Let me now elaborate on some of these points.
The economic recovery in OECD countries is faltering
Unfortunately, the most recent economic news is not good, and the short-term growth prospects for the OECD area are weaker than what we had been projecting in May. The recovery stalled in the second quarter in large OECD economies, world trade stagnated over the summer and business and consumer confidence have dipped alarmingly. Within this overall gloomy picture, some OECD economies have been performing better than others. And one bright spot has been the continuation of robust growth in emerging economies such as Brazil, India and China.
Employment growth has been sluggish
The stalling recovery follows a period of anaemic job creation in many OECD countries, and over the past few months we have seen some further weakening. In the United States, for example, there was no job growth in August. Companies are still wary about hiring more workers as uncertainty about future growth prospects remains uncomfortably high.

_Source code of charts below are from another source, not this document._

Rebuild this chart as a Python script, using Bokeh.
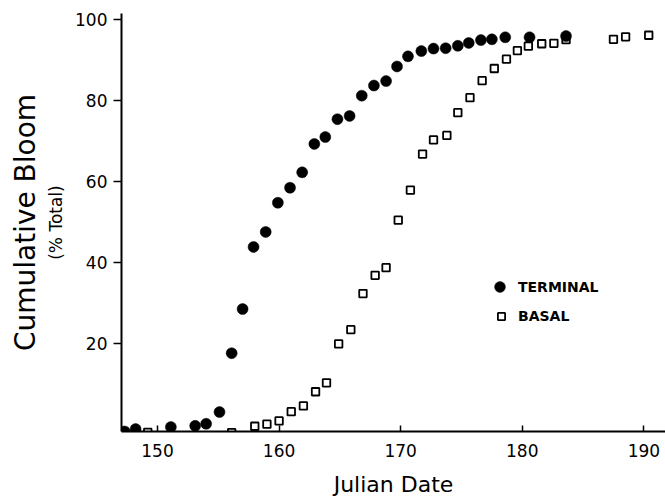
from bokeh.plotting import figure
from bokeh.models import Range1d, FixedTicker, Legend, LegendItem, Title
from bokeh.embed import file_html
from bokeh.resources import INLINE

# Data
term_day = [147.3, 148.2, 151.1, 153.1, 154.0, 155.1, 156.1, 157.0, 157.9, 158.9,
            159.9, 160.9, 161.9, 162.9, 163.8, 164.8, 165.8, 166.8, 167.8, 168.8,
            169.7, 170.6, 171.7, 172.7, 173.7, 174.7, 175.6, 176.6, 177.5, 178.6,
            180.6, 183.6]
term_pct = [-1.6, -1.0, -0.5, -0.2, 0.3, 3.2, 17.7, 28.6, 43.9, 47.6,
            54.8, 58.5, 62.3, 69.3, 71.0, 75.4, 76.2, 81.2, 83.7, 84.8,
            88.4, 90.9, 92.2, 92.8, 92.9, 93.5, 94.2, 94.9, 95.1, 95.6,
            95.6, 95.9]
basal_day = [149.2, 156.1, 158.0, 159.0, 160.0, 161.0, 162.0, 163.0, 163.9, 164.9,
             165.9, 166.9, 167.9, 168.8, 169.8, 170.8, 171.8, 172.7, 173.8, 174.7,
             175.7, 176.7, 177.7, 178.7, 179.6, 180.5, 181.6, 182.6, 183.6, 187.5,
             188.5, 190.4]
basal_pct = [-1.8, -1.9, -0.3, 0.2, 1.0, 3.3, 4.7, 8.2, 10.4, 20.0,
             23.5, 32.4, 36.9, 38.8, 50.5, 57.9, 66.8, 70.3, 71.4, 77.0,
             80.7, 84.9, 87.9, 90.2, 92.3, 93.4, 94.0, 94.1, 95.0, 95.1,
             95.7, 96.1]
x_ticks = [150, 160, 170, 180, 190]
y_ticks = [20, 40, 60, 80, 100]
series_names = ["TERMINAL", "BASAL"]
x_title = "Julian Date"
y_title = "Cumulative Bloom"
y_subtitle = "(% Total)"

FONT = "DejaVu Sans"

p = figure(width=665, height=501, output_backend="svg", toolbar_location=None,
           x_range=Range1d(147.04, 191.78), y_range=Range1d(-1.6, 101.46),
           min_border_left=121, min_border_right=0, min_border_top=13,
           min_border_bottom=70, title=None)
p.outline_line_color = None
p.grid.visible = False
p.background_fill_color = "white"
p.border_fill_color = "white"

r_basal = p.scatter(basal_day, basal_pct, marker="square", size=7.5,
                    fill_color=None, line_color="black", line_width=1.8)
r_term = p.scatter(term_day, term_pct, marker="circle", size=11,
                   fill_color="black", line_color="black", line_width=0.5)

# x axis
xa = p.xaxis[0]
xa.ticker = FixedTicker(ticks=x_ticks)
xa.major_tick_in = 6
xa.major_tick_out = 0
xa.minor_tick_line_color = None
xa.axis_line_width = 2
xa.major_tick_line_width = 1.5
xa.major_label_text_font = FONT
xa.major_label_text_font_size = "17px"
xa.major_label_standoff = 12
xa.major_label_text_color = "black"
xa.axis_label = x_title
xa.axis_label_text_font = FONT
xa.axis_label_text_font_size = "22px"
xa.axis_label_text_font_style = "normal"
xa.axis_label_standoff = 12
xa.axis_label_text_color = "black"

# y axis
ya = p.yaxis[0]
ya.ticker = FixedTicker(ticks=y_ticks)
ya.major_tick_in = 0
ya.major_tick_out = 8
ya.minor_tick_line_color = None
ya.axis_line_width = 2
ya.major_tick_line_width = 1.5
ya.major_label_text_font = FONT
ya.major_label_text_font_size = "17px"
ya.major_label_standoff = 6
ya.major_label_text_color = "black"
ya.axis_label = y_subtitle
ya.axis_label_text_font = FONT
ya.axis_label_text_font_size = "17px"
ya.axis_label_text_font_style = "normal"
ya.axis_label_standoff = 6
ya.axis_label_text_color = "black"

p.add_layout(Title(text=y_title, align="center", text_font=FONT,
                   text_font_size="28px", text_font_style="normal",
                   text_color="black", standoff=3), "left")

leg1 = Legend(items=[LegendItem(label=series_names[0], renderers=[r_term])],
              location=(365, 131), padding=0, margin=0, border_line_color=None,
              background_fill_alpha=0, glyph_width=27, glyph_height=27,
              label_height=20, label_standoff=5, label_text_font=FONT,
              label_text_font_size="14px", label_text_font_style="bold",
              label_text_color="black")
leg2 = Legend(items=[LegendItem(label=series_names[1], renderers=[r_basal])],
              location=(371, 106), padding=0, margin=0, border_line_color=None,
              background_fill_alpha=0, glyph_width=18, glyph_height=18,
              label_height=18, label_standoff=8, label_text_font=FONT,
              label_text_font_size="14px", label_text_font_style="bold",
              label_text_color="black")
p.add_layout(leg1, "center")
p.add_layout(leg2, "center")

open("out.html", "w").write(file_html(p, INLINE))
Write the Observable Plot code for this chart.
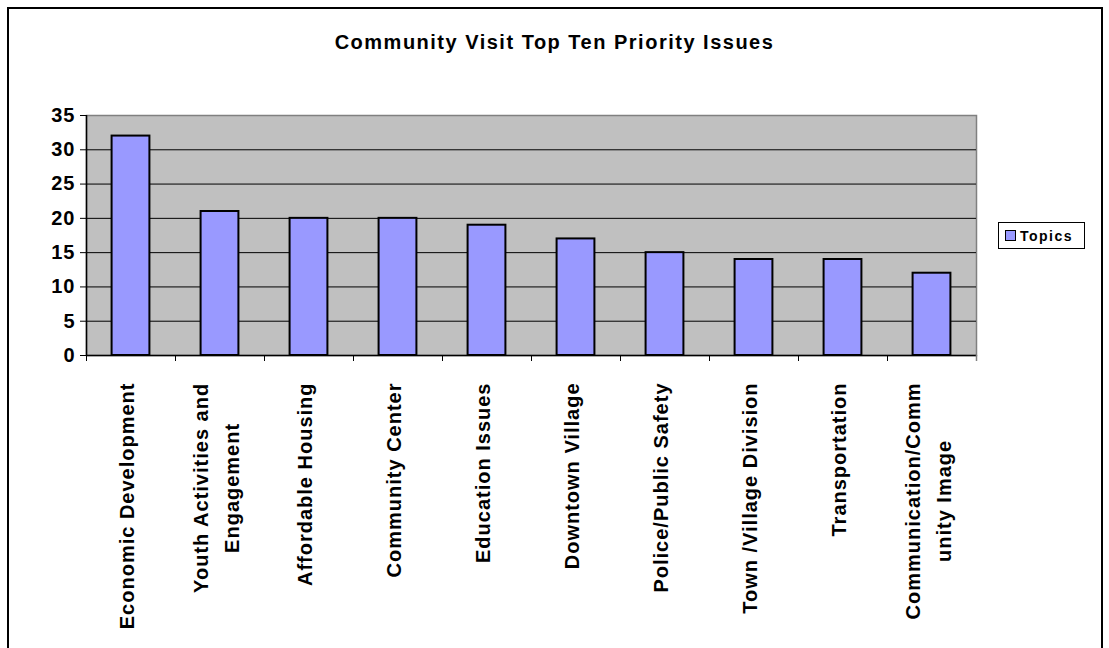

Consequently, only a small dent has been made in the high unemployment that accumulated in a number of countries during the “Great Recession”of 2008-09. By mid 2011, unemployment in the OECD area was still stubbornly above 44 million, over 13 million higher than its pre-crisis level. And the OECD unemployment rate, at 8.2% in July, has declined by only 0.6% from its post-war high of 8.8% in October 2009.
But a striking feature of the Great Recession and subsequent recovery has been the large diversity in labour market performance. Some countries, including Australia, Japan, Korea and the Netherlands, have managed to contain the increases in unemployment during the crisis, while Germany actually reduced unemployment from the pre-crisis level. Others, including Greece, Ireland, Portugal and Spain have reached double-digit unemployment rates in July 2011 and the US unemployment rate more than doubled to over 9%. The fact that some countries have weathered the labour market storm relatively well is not down to luck: it reflects their investments in effective labour market policies and prompt action in the aftermath of the financial crisis.
There is serious threat of unemployment becoming entrenched
One of the most worrying features of the present situation is the steep rise in the number of people who have been unemployed for a year or more in some countries. Before the crisis, long-term unemployment affected 4 out of 10 unemployed people in France and Germany but it was less of a problem in Spain and the UK, and affected only one in ten unemployed in the US.
The picture is different today. Long-term unemployment has tripled in the US affecting more than one in three unemployed. In Spain, more than 40 per cent of the many unemployed have been out of work for more than a year. Among the major OECD economies, only in Germany has the incidence of long-term unemployment fallen. We know from past recessions that steep hikes in long-term unemployment can take many years to unwind, and in the meantime the long-term unemployed are at high risk of poverty.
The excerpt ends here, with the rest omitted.